Now (by now I mean the last three to four centuries), we’ve had this task of developing what I call time developmental consciousness — to feel into the 100 million years that led to the oyster shell…

..Many people see this moment as a speciation event — we mean homosapiens but we enter into a new mode of being human. I love Thomas Berry’s notion, that one definition of human species, is that we reinvent ourselves at a species level without changing our anatomy of physiology. We’ve identified nine of these moments…

…My whole point, with Cosmogenesis, is to just be part of the activation of the moment of creativity. “— Swimme

However much we want to buy into it, there’s no denying that we’re exceptionally cognizant of our own position relative to everything around us; such a cognizance has been, and will always be, a pivotal variable in our evolution.

From observing the seemingly ageless precessions above to the timeless and instantaneous interactions below, we assume an equidistant superposition from where and whence we can triangulate the relative meaning of our own movements.

The kicker is that this meaning, we’re increasingly coming to learn, comes packaged much more densely than we could have ever imagined.

Fluid Lucidity

As we somehow balance along this thin meridian that divides what both Eastern and Western ideologies assertively term ‘heaven and earth’, our ability to play with the amount of [self]awareness that we have is a kind of cosmic bonus.

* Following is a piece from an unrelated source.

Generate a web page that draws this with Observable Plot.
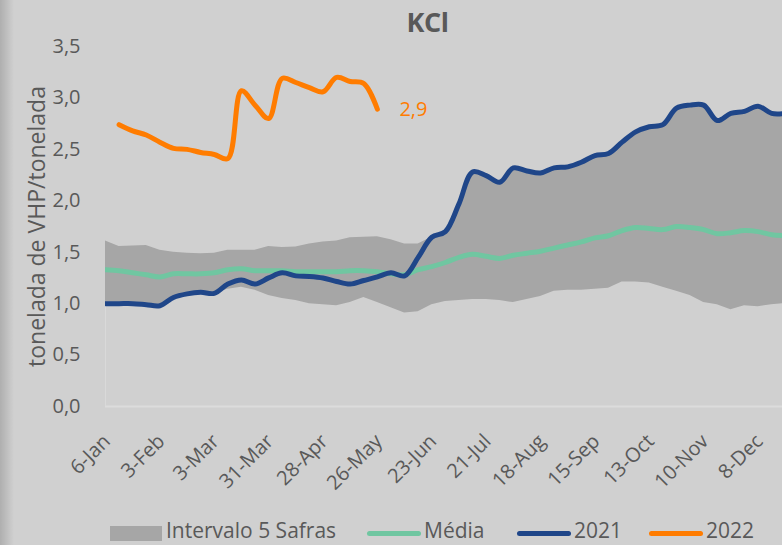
<!DOCTYPE html>
<html>
<head>
<meta charset="utf-8">
<script src="https://cdn.jsdelivr.net/npm/d3@7"></script>
<script src="https://cdn.jsdelivr.net/npm/@observablehq/plot@0.6"></script>
<style>
  html, body { margin: 0; padding: 0; }
  body { width: 782px; height: 545px; overflow: hidden; position: relative; background: #d0d0d0; font-family: "Open Sans", "Noto Sans", sans-serif; color: #595959; }
  #chart { position: absolute; left: 0; top: 0; }
  #title { position: absolute; top: 3px; left: 0; width: 855px; text-align: center; font-weight: bold; font-size: 27px; color: #595959; letter-spacing: -0.5px; }
  .leg-txt { position: absolute; top: 516px; font-size: 21px; line-height: normal; color: #595959; white-space: nowrap; }
  .leg-sw { position: absolute; }
  #shade { position: absolute; left: 0; top: 0; width: 14px; height: 545px; background: linear-gradient(to right, rgba(0,0,0,0.16), rgba(0,0,0,0)); }
</style>
</head>
<body>
<div id="shade"></div>
<div id="chart"></div>
<div id="title">KCl</div>
<div id="legend"></div>
<script>
// Week index 0 = 6-Jan, one point per week
const weeks = d3.range(51);

const xTickWeeks = [0, 4, 8, 12, 16, 20, 24, 28, 32, 36, 40, 44, 48];
const xTickLabels = ["6-Jan", "3-Feb", "3-Mar", "31-Mar", "28-Apr", "26-May", "23-Jun", "21-Jul", "18-Aug", "15-Sep", "13-Oct", "10-Nov", "8-Dec"];
const yTicks = [0, 0.5, 1, 1.5, 2, 2.5, 3, 3.5];

// Intervalo 5 Safras (min / max)
const bandMin = [1.00, 1.00, 0.99, 0.98, 0.97, 1.04, 1.08, 1.09, 1.10, 1.14, 1.16, 1.13, 1.08, 1.05, 1.03, 1.00, 0.99, 0.98, 1.01, 1.06,
                 1.01, 0.96, 0.91, 0.92, 0.99, 1.02, 1.03, 1.04, 1.04, 1.03, 1.01, 1.04, 1.07, 1.12, 1.13, 1.13, 1.14, 1.15, 1.21, 1.21,
                 1.20, 1.16, 1.12, 1.08, 1.01, 0.99, 0.94, 0.98, 0.97, 0.99, 1.00];
const bandMax = [1.61, 1.555, 1.56, 1.565, 1.52, 1.50, 1.49, 1.485, 1.49, 1.52, 1.52, 1.52, 1.555, 1.545, 1.55, 1.58, 1.60, 1.61, 1.64, 1.645,
                 1.65, 1.62, 1.58, 1.58, 1.645, 1.70, 1.97, 2.28, 2.245, 2.18, 2.32, 2.29, 2.27, 2.32, 2.33, 2.375, 2.44, 2.46, 2.57, 2.67,
                 2.72, 2.74, 2.90, 2.93, 2.93, 2.78, 2.85, 2.87, 2.92, 2.85, 2.85];

// Média
const media = [1.33, 1.32, 1.30, 1.28, 1.26, 1.29, 1.29, 1.29, 1.30, 1.33, 1.34, 1.32, 1.32, 1.32, 1.31, 1.31, 1.31, 1.31, 1.32, 1.32,
               1.31, 1.29, 1.28, 1.33, 1.36, 1.40, 1.45, 1.48, 1.46, 1.44, 1.47, 1.49, 1.51, 1.54, 1.57, 1.60, 1.64, 1.66, 1.71, 1.74,
               1.73, 1.72, 1.75, 1.74, 1.72, 1.68, 1.69, 1.71, 1.70, 1.67, 1.66];

// 2021
const y2021 = [1.00, 1.00, 1.00, 0.99, 0.98, 1.06, 1.095, 1.11, 1.10, 1.19, 1.23, 1.19, 1.25, 1.30, 1.27, 1.265, 1.25, 1.215, 1.19, 1.225,
               1.26, 1.30, 1.27, 1.45, 1.645, 1.70, 1.97, 2.28, 2.245, 2.18, 2.32, 2.29, 2.27, 2.32, 2.33, 2.375, 2.44, 2.46, 2.57, 2.67,
               2.72, 2.74, 2.90, 2.93, 2.93, 2.78, 2.85, 2.87, 2.92, 2.85, 2.85];

// 2022 (starts at week 1 = 13-Jan)
const start2022 = 1;
const y2022 = [2.74, 2.68, 2.64, 2.57, 2.51, 2.50, 2.47, 2.45, 2.41, 3.07, 2.93, 2.80, 3.19, 3.15, 3.10, 3.06, 3.20, 3.16, 3.14, 2.89];

const band = weeks.map(w => ({w, lo: bandMin[w], hi: bandMax[w]}));
const mediaData = weeks.map(w => ({w, v: media[w]}));
const d2021 = weeks.map(w => ({w, v: y2021[w]}));
const d2022 = y2022.map((v, i) => ({w: start2022 + i, v}));
const last2022 = [d2022[d2022.length - 1]];
const xTicks = xTickWeeks.map((w, i) => ({w, label: xTickLabels[i]}));

const fmt = v => d3.format(".1f")(v).replace(".", ",");

const C_BAND = "#a6a6a6", C_MEDIA = "#70c6a1", C_2021 = "#1f4689", C_2022 = "#ff7c00", C_TXT = "#595959";

const chart = Plot.plot({
  width: 782,
  height: 510,
  marginTop: 46,
  marginBottom: 104,
  marginLeft: 105,
  marginRight: 0,
  style: {background: "transparent", color: C_TXT, fontFamily: "'Open Sans', 'Noto Sans', sans-serif", overflow: "visible"},
  x: {type: "linear", domain: [0, 49.8], axis: null},
  y: {domain: [0, 3.5], axis: null},
  marks: [
    Plot.areaY(band, {x: "w", y1: "lo", y2: "hi", fill: C_BAND, curve: "linear", clip: true}),
    Plot.ruleY([0], {stroke: "#dcdcdc", strokeWidth: 2}),
    Plot.ruleX([0], {y1: 0, y2: bandMin[0], stroke: "#d9d9d9", strokeWidth: 1}),
    Plot.line(mediaData, {x: "w", y: "v", stroke: C_MEDIA, strokeWidth: 5, curve: "catmull-rom", strokeLinecap: "round", strokeLinejoin: "round", clip: true}),
    Plot.line(d2021, {x: "w", y: "v", stroke: C_2021, strokeWidth: 5, curve: "catmull-rom", strokeLinecap: "round", strokeLinejoin: "round", clip: true}),
    Plot.line(d2022, {x: "w", y: "v", stroke: C_2022, strokeWidth: 5, curve: "catmull-rom", strokeLinecap: "round", strokeLinejoin: "round"}),
    Plot.text(last2022, {x: "w", y: "v", text: d => fmt(d.v), fill: C_2022, textAnchor: "start", dx: 22, fontSize: 20}),
    Plot.text(yTicks, {frameAnchor: "left", y: d => d, text: d => fmt(d), textAnchor: "end", dx: -25, fontSize: 20, fill: C_TXT}),
    Plot.text(xTicks, {x: "w", frameAnchor: "bottom", text: "label", rotate: -45, textAnchor: "end", dx: 6, dy: 36, fontSize: 20, fill: C_TXT}),
    Plot.text(["tonelada de VHP/tonelada"], {frameAnchor: "left", rotate: -90, textAnchor: "middle", dx: -68, fontSize: 23, fill: C_TXT})
  ]
});
document.getElementById("chart").appendChild(chart);

// Legend
const legendItems = [
  {label: "Intervalo 5 Safras", kind: "rect", color: C_BAND, x0: 110, x1: 162, tx: 166},
  {label: "Média", kind: "line", color: C_MEDIA, x0: 367, x1: 421, tx: 424},
  {label: "2021", kind: "line", color: C_2021, x0: 517, x1: 571, tx: 574},
  {label: "2022", kind: "line", color: C_2022, x0: 649, x1: 703, tx: 706}
];
const legend = document.getElementById("legend");
for (const it of legendItems) {
  const sw = document.createElement("div");
  sw.className = "leg-sw";
  sw.style.left = it.x0 + "px";
  sw.style.width = (it.x1 - it.x0) + "px";
  sw.style.background = it.color;
  if (it.kind === "rect") { sw.style.top = "526px"; sw.style.height = "15px"; }
  else { sw.style.top = "531px"; sw.style.height = "5px"; sw.style.borderRadius = "3px"; }
  legend.appendChild(sw);
  const t = document.createElement("div");
  t.className = "leg-txt";
  t.style.left = it.tx + "px";
  t.textContent = it.label;
  legend.appendChild(t);
}
</script>
</body>
</html>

To be aware, even slightly, of our creative potential is stunning, not just from our liminal vantage point, but in our continuous flow from one moment to the next.

And an awareness of this awareness is where I egotistically plant my own flag of discovery, going as far as to even term this folding conscious process ‘lucid creationary cadence’. I’m not the first one here, but I’ve arrived rather independently.

That there’s this causal fluidity to our reality, baklavaniously layered, through differing dimensions of existence (space, time, meaning) and not just navigable and understandable through our conscious movement, but also fertile and actionable — that requires acknowledgement.

In moving through space and time with a deeper lucid awareness, we can tap into (and thus create) equally deep meanings; not unlike getting behind the sterile interfaces of an operating system into the iridescent networks of nodes and codes.

The causally, temporally and spatially occurring happenstance that we think we have much less control over than we actually do; the minute to minute potential that we swim through without fully appreciating unless we lather it with enough retrospection.

To saunter through the meshwork of cause-and-effect existence while engineering some kind of temporal creativity, whether we use it for grandiose purposes of moving mountains and creating legacies or simply finding ways to get ourselves out of bed faster in the morning; it’s a subjective enterprise — but the interesting thing is that somehow penetrates into the objective side of reality too.

In every moment we enter and exit, through every opportunity we grow and every possibility we collapse via our discerning conscious navigation through space and time, there is a creationary element that ripples from past to present, into the future.

To flow through through such moments and possibilities with as much lucidity as we’re afforded — it’s quite remarkable; to apply that conscious potential, as we do in all that we do, that’s something entirely indescribable.